> [Written problem]:
Reproduce all the material exactly, minus any pictures it holds.

> [Data excerpt]:
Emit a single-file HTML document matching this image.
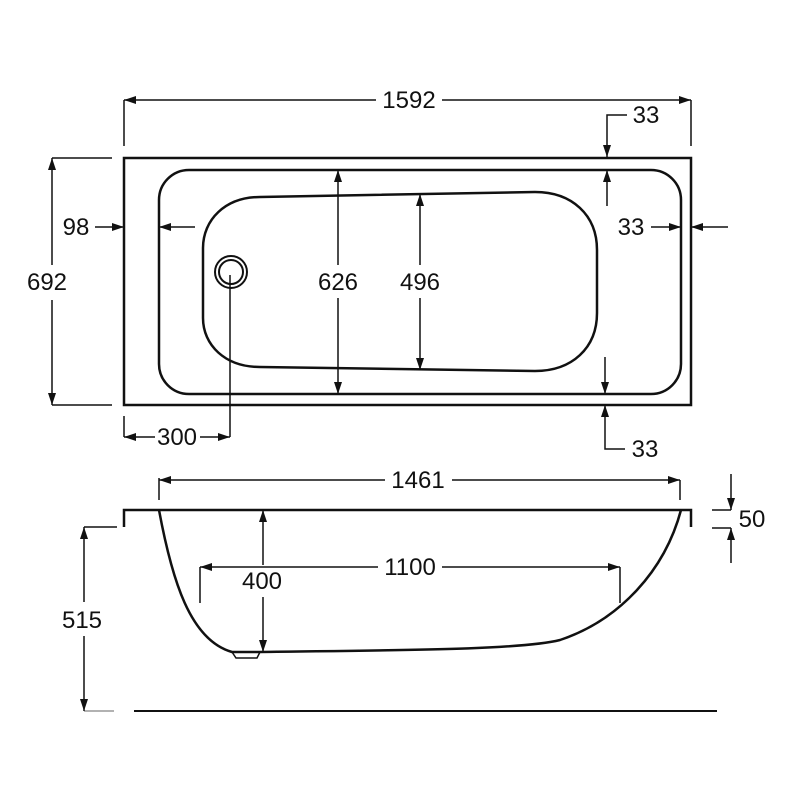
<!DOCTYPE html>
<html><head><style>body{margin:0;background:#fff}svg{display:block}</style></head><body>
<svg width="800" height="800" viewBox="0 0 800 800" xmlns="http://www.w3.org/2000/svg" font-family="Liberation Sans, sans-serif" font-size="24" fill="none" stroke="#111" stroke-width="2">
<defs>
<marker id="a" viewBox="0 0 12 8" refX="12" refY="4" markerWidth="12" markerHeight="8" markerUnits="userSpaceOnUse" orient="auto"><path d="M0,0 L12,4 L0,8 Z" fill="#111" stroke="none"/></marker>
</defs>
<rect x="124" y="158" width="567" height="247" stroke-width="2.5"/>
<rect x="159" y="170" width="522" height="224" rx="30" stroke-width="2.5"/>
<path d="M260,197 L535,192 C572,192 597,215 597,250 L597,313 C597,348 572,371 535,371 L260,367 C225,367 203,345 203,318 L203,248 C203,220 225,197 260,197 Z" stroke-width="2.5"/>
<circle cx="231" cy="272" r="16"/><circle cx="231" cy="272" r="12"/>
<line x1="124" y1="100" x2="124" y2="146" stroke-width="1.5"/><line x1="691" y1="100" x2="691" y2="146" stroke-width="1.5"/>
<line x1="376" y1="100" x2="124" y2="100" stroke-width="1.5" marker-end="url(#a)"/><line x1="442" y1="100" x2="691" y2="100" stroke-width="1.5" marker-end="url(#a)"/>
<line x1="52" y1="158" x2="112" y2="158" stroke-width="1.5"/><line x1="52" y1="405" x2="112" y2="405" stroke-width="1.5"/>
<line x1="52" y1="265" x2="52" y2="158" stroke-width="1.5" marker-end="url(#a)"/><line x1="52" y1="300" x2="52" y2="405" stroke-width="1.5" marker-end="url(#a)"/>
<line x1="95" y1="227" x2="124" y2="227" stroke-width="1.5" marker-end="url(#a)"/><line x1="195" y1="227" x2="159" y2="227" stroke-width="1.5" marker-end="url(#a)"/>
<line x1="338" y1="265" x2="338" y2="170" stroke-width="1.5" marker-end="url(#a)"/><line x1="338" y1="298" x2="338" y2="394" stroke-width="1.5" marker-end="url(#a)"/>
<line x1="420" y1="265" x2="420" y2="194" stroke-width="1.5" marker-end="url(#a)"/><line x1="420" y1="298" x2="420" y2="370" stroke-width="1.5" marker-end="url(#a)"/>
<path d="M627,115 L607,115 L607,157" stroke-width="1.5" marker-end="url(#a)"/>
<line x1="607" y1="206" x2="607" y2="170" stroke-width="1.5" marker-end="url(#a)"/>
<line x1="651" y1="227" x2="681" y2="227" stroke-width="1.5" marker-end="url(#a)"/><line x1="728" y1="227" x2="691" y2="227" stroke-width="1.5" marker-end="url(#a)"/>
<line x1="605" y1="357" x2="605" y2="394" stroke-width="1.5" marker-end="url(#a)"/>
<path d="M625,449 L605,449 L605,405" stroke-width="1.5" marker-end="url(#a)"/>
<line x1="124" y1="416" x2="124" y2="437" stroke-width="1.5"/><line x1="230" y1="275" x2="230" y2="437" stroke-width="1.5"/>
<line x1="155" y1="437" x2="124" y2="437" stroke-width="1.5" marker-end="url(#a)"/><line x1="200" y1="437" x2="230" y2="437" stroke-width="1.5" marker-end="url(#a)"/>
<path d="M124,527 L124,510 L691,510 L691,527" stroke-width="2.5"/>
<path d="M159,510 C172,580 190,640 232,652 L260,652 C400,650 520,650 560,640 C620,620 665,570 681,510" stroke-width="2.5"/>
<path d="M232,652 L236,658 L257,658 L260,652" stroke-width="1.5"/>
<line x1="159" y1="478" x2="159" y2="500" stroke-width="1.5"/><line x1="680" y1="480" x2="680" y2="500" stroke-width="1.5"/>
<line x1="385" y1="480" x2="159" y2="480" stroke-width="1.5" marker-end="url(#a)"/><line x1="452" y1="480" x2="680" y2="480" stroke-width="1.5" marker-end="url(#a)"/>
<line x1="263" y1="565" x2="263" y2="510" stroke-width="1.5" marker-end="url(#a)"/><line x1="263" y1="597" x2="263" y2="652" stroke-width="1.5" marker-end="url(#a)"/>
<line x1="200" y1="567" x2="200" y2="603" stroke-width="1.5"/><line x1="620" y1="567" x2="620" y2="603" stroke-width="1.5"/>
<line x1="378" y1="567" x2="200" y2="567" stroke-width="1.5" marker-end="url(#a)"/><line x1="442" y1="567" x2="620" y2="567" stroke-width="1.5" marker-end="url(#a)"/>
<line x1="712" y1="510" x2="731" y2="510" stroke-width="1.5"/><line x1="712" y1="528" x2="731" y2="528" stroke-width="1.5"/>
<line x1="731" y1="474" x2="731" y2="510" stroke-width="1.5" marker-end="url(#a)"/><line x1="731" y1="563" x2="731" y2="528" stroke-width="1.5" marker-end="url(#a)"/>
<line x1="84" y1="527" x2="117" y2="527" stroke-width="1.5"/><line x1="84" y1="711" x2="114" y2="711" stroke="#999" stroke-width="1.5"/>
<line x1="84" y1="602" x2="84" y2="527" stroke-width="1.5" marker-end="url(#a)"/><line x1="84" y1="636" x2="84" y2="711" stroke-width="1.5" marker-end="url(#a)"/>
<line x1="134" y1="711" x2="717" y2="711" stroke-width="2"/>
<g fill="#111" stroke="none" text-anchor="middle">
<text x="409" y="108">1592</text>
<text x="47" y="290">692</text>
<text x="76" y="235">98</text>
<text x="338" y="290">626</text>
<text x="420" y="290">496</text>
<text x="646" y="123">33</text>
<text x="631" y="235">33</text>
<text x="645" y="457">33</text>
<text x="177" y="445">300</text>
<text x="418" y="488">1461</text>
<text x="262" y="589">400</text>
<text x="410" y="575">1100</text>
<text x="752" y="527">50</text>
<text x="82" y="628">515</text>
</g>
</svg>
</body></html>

> [Exercise answer]:
Emit a single-file HTML document matching this image.
<!DOCTYPE html>
<html><head><style>body{margin:0;background:#fff}svg{display:block}</style></head><body>
<svg width="800" height="800" viewBox="0 0 800 800" xmlns="http://www.w3.org/2000/svg" font-family="Liberation Sans, sans-serif" font-size="24" fill="none" stroke="#111" stroke-width="2">
<defs>
<marker id="a" viewBox="0 0 12 8" refX="12" refY="4" markerWidth="12" markerHeight="8" markerUnits="userSpaceOnUse" orient="auto"><path d="M0,0 L12,4 L0,8 Z" fill="#111" stroke="none"/></marker>
</defs>
<rect x="124" y="158" width="567" height="247" stroke-width="2.5"/>
<rect x="159" y="170" width="522" height="224" rx="30" stroke-width="2.5"/>
<path d="M260,197 L535,192 C572,192 597,215 597,250 L597,313 C597,348 572,371 535,371 L260,367 C225,367 203,345 203,318 L203,248 C203,220 225,197 260,197 Z" stroke-width="2.5"/>
<circle cx="231" cy="272" r="16"/><circle cx="231" cy="272" r="12"/>
<line x1="124" y1="100" x2="124" y2="146" stroke-width="1.5"/><line x1="691" y1="100" x2="691" y2="146" stroke-width="1.5"/>
<line x1="376" y1="100" x2="124" y2="100" stroke-width="1.5" marker-end="url(#a)"/><line x1="442" y1="100" x2="691" y2="100" stroke-width="1.5" marker-end="url(#a)"/>
<line x1="52" y1="158" x2="112" y2="158" stroke-width="1.5"/><line x1="52" y1="405" x2="112" y2="405" stroke-width="1.5"/>
<line x1="52" y1="265" x2="52" y2="158" stroke-width="1.5" marker-end="url(#a)"/><line x1="52" y1="300" x2="52" y2="405" stroke-width="1.5" marker-end="url(#a)"/>
<line x1="95" y1="227" x2="124" y2="227" stroke-width="1.5" marker-end="url(#a)"/><line x1="195" y1="227" x2="159" y2="227" stroke-width="1.5" marker-end="url(#a)"/>
<line x1="338" y1="265" x2="338" y2="170" stroke-width="1.5" marker-end="url(#a)"/><line x1="338" y1="298" x2="338" y2="394" stroke-width="1.5" marker-end="url(#a)"/>
<line x1="420" y1="265" x2="420" y2="194" stroke-width="1.5" marker-end="url(#a)"/><line x1="420" y1="298" x2="420" y2="370" stroke-width="1.5" marker-end="url(#a)"/>
<path d="M627,115 L607,115 L607,157" stroke-width="1.5" marker-end="url(#a)"/>
<line x1="607" y1="206" x2="607" y2="170" stroke-width="1.5" marker-end="url(#a)"/>
<line x1="651" y1="227" x2="681" y2="227" stroke-width="1.5" marker-end="url(#a)"/><line x1="728" y1="227" x2="691" y2="227" stroke-width="1.5" marker-end="url(#a)"/>
<line x1="605" y1="357" x2="605" y2="394" stroke-width="1.5" marker-end="url(#a)"/>
<path d="M625,449 L605,449 L605,405" stroke-width="1.5" marker-end="url(#a)"/>
<line x1="124" y1="416" x2="124" y2="437" stroke-width="1.5"/><line x1="230" y1="275" x2="230" y2="437" stroke-width="1.5"/>
<line x1="155" y1="437" x2="124" y2="437" stroke-width="1.5" marker-end="url(#a)"/><line x1="200" y1="437" x2="230" y2="437" stroke-width="1.5" marker-end="url(#a)"/>
<path d="M124,527 L124,510 L691,510 L691,527" stroke-width="2.5"/>
<path d="M159,510 C172,580 190,640 232,652 L260,652 C400,650 520,650 560,640 C620,620 665,570 681,510" stroke-width="2.5"/>
<path d="M232,652 L236,658 L257,658 L260,652" stroke-width="1.5"/>
<line x1="159" y1="478" x2="159" y2="500" stroke-width="1.5"/><line x1="680" y1="480" x2="680" y2="500" stroke-width="1.5"/>
<line x1="385" y1="480" x2="159" y2="480" stroke-width="1.5" marker-end="url(#a)"/><line x1="452" y1="480" x2="680" y2="480" stroke-width="1.5" marker-end="url(#a)"/>
<line x1="263" y1="565" x2="263" y2="510" stroke-width="1.5" marker-end="url(#a)"/><line x1="263" y1="597" x2="263" y2="652" stroke-width="1.5" marker-end="url(#a)"/>
<line x1="200" y1="567" x2="200" y2="603" stroke-width="1.5"/><line x1="620" y1="567" x2="620" y2="603" stroke-width="1.5"/>
<line x1="378" y1="567" x2="200" y2="567" stroke-width="1.5" marker-end="url(#a)"/><line x1="442" y1="567" x2="620" y2="567" stroke-width="1.5" marker-end="url(#a)"/>
<line x1="712" y1="510" x2="731" y2="510" stroke-width="1.5"/><line x1="712" y1="528" x2="731" y2="528" stroke-width="1.5"/>
<line x1="731" y1="474" x2="731" y2="510" stroke-width="1.5" marker-end="url(#a)"/><line x1="731" y1="563" x2="731" y2="528" stroke-width="1.5" marker-end="url(#a)"/>
<line x1="84" y1="527" x2="117" y2="527" stroke-width="1.5"/><line x1="84" y1="711" x2="114" y2="711" stroke="#999" stroke-width="1.5"/>
<line x1="84" y1="602" x2="84" y2="527" stroke-width="1.5" marker-end="url(#a)"/><line x1="84" y1="636" x2="84" y2="711" stroke-width="1.5" marker-end="url(#a)"/>
<line x1="134" y1="711" x2="717" y2="711" stroke-width="2"/>
<g fill="#111" stroke="none" text-anchor="middle">
<text x="409" y="108">1592</text>
<text x="47" y="290">692</text>
<text x="76" y="235">98</text>
<text x="338" y="290">626</text>
<text x="420" y="290">496</text>
<text x="646" y="123">33</text>
<text x="631" y="235">33</text>
<text x="645" y="457">33</text>
<text x="177" y="445">300</text>
<text x="418" y="488">1461</text>
<text x="262" y="589">400</text>
<text x="410" y="575">1100</text>
<text x="752" y="527">50</text>
<text x="82" y="628">515</text>
</g>
</svg>
</body></html>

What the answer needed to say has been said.